### GIVEN REQUEST
From the very first line of the data to the line containing "40, 44, 48];", retype everything exactly, leaving the pictures behind.
----- DATASET EXCERPT -----
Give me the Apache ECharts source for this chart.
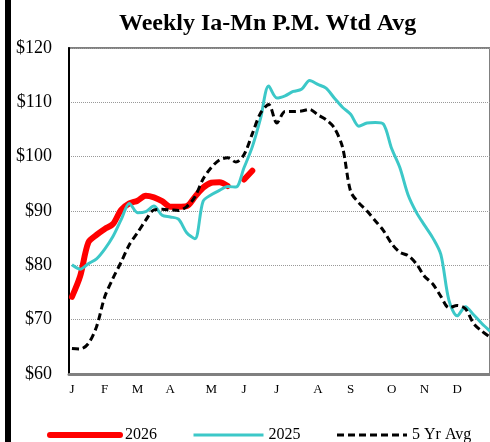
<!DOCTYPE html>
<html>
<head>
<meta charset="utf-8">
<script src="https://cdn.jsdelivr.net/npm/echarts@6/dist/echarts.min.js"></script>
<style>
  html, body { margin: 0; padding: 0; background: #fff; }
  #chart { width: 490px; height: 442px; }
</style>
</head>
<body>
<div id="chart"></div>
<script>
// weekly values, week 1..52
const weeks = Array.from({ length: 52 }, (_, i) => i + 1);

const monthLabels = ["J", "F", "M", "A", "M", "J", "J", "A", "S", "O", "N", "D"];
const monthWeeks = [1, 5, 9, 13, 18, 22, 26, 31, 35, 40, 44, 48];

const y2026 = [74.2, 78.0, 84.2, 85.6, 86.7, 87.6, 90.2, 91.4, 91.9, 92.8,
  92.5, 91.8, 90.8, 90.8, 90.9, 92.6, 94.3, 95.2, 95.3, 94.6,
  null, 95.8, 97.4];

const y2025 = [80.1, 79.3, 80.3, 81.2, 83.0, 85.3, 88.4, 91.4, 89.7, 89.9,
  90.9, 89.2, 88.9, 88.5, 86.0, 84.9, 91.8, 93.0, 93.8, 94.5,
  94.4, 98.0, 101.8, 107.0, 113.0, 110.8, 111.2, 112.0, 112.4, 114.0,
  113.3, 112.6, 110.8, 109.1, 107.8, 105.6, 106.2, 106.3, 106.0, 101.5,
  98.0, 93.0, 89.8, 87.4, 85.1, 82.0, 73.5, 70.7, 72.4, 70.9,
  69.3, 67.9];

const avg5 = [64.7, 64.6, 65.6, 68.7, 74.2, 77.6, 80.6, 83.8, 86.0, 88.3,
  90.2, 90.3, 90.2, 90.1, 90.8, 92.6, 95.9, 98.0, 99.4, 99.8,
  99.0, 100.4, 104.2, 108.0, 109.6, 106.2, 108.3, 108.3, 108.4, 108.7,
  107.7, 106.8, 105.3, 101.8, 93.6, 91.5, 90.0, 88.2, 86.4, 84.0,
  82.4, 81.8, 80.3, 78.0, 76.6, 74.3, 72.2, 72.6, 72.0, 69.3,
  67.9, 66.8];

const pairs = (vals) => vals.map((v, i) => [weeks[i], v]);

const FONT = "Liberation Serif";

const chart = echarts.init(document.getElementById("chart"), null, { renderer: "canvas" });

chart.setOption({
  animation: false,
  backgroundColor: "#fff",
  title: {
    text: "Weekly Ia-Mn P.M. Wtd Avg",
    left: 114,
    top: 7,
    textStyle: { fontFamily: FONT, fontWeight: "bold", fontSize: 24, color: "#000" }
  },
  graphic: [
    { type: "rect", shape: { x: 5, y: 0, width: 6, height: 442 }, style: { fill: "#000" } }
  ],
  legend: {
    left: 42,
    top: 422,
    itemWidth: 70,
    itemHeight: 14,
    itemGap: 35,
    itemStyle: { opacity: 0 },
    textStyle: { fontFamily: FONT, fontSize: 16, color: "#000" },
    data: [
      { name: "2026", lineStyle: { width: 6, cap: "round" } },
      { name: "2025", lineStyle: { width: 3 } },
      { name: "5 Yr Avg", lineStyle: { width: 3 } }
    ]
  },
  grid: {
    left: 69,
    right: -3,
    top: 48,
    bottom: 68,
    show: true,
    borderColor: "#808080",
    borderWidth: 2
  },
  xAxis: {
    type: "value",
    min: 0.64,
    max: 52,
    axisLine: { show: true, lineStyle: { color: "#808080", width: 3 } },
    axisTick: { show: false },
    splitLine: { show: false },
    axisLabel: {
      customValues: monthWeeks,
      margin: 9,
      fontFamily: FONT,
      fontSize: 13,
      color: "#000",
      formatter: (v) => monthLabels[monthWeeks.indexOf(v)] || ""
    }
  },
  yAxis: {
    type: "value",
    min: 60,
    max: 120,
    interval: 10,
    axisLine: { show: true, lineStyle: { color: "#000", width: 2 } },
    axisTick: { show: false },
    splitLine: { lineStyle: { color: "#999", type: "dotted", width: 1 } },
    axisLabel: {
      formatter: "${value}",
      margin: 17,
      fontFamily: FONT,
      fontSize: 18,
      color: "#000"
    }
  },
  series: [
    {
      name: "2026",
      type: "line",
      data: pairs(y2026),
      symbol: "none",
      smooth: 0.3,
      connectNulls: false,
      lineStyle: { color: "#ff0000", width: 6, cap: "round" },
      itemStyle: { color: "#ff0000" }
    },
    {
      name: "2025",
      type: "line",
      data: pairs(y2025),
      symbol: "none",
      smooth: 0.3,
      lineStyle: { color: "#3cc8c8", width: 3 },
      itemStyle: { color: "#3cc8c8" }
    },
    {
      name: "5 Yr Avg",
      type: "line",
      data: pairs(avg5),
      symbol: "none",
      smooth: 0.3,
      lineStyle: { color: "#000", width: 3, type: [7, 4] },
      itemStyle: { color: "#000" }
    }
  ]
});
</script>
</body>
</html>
-----
### PROBLEM SOLUTION
Give me the Apache ECharts source for this chart.
<!DOCTYPE html>
<html>
<head>
<meta charset="utf-8">
<script src="https://cdn.jsdelivr.net/npm/echarts@6/dist/echarts.min.js"></script>
<style>
  html, body { margin: 0; padding: 0; background: #fff; }
  #chart { width: 490px; height: 442px; }
</style>
</head>
<body>
<div id="chart"></div>
<script>
// weekly values, week 1..52
const weeks = Array.from({ length: 52 }, (_, i) => i + 1);

const monthLabels = ["J", "F", "M", "A", "M", "J", "J", "A", "S", "O", "N", "D"];
const monthWeeks = [1, 5, 9, 13, 18, 22, 26, 31, 35, 40, 44, 48];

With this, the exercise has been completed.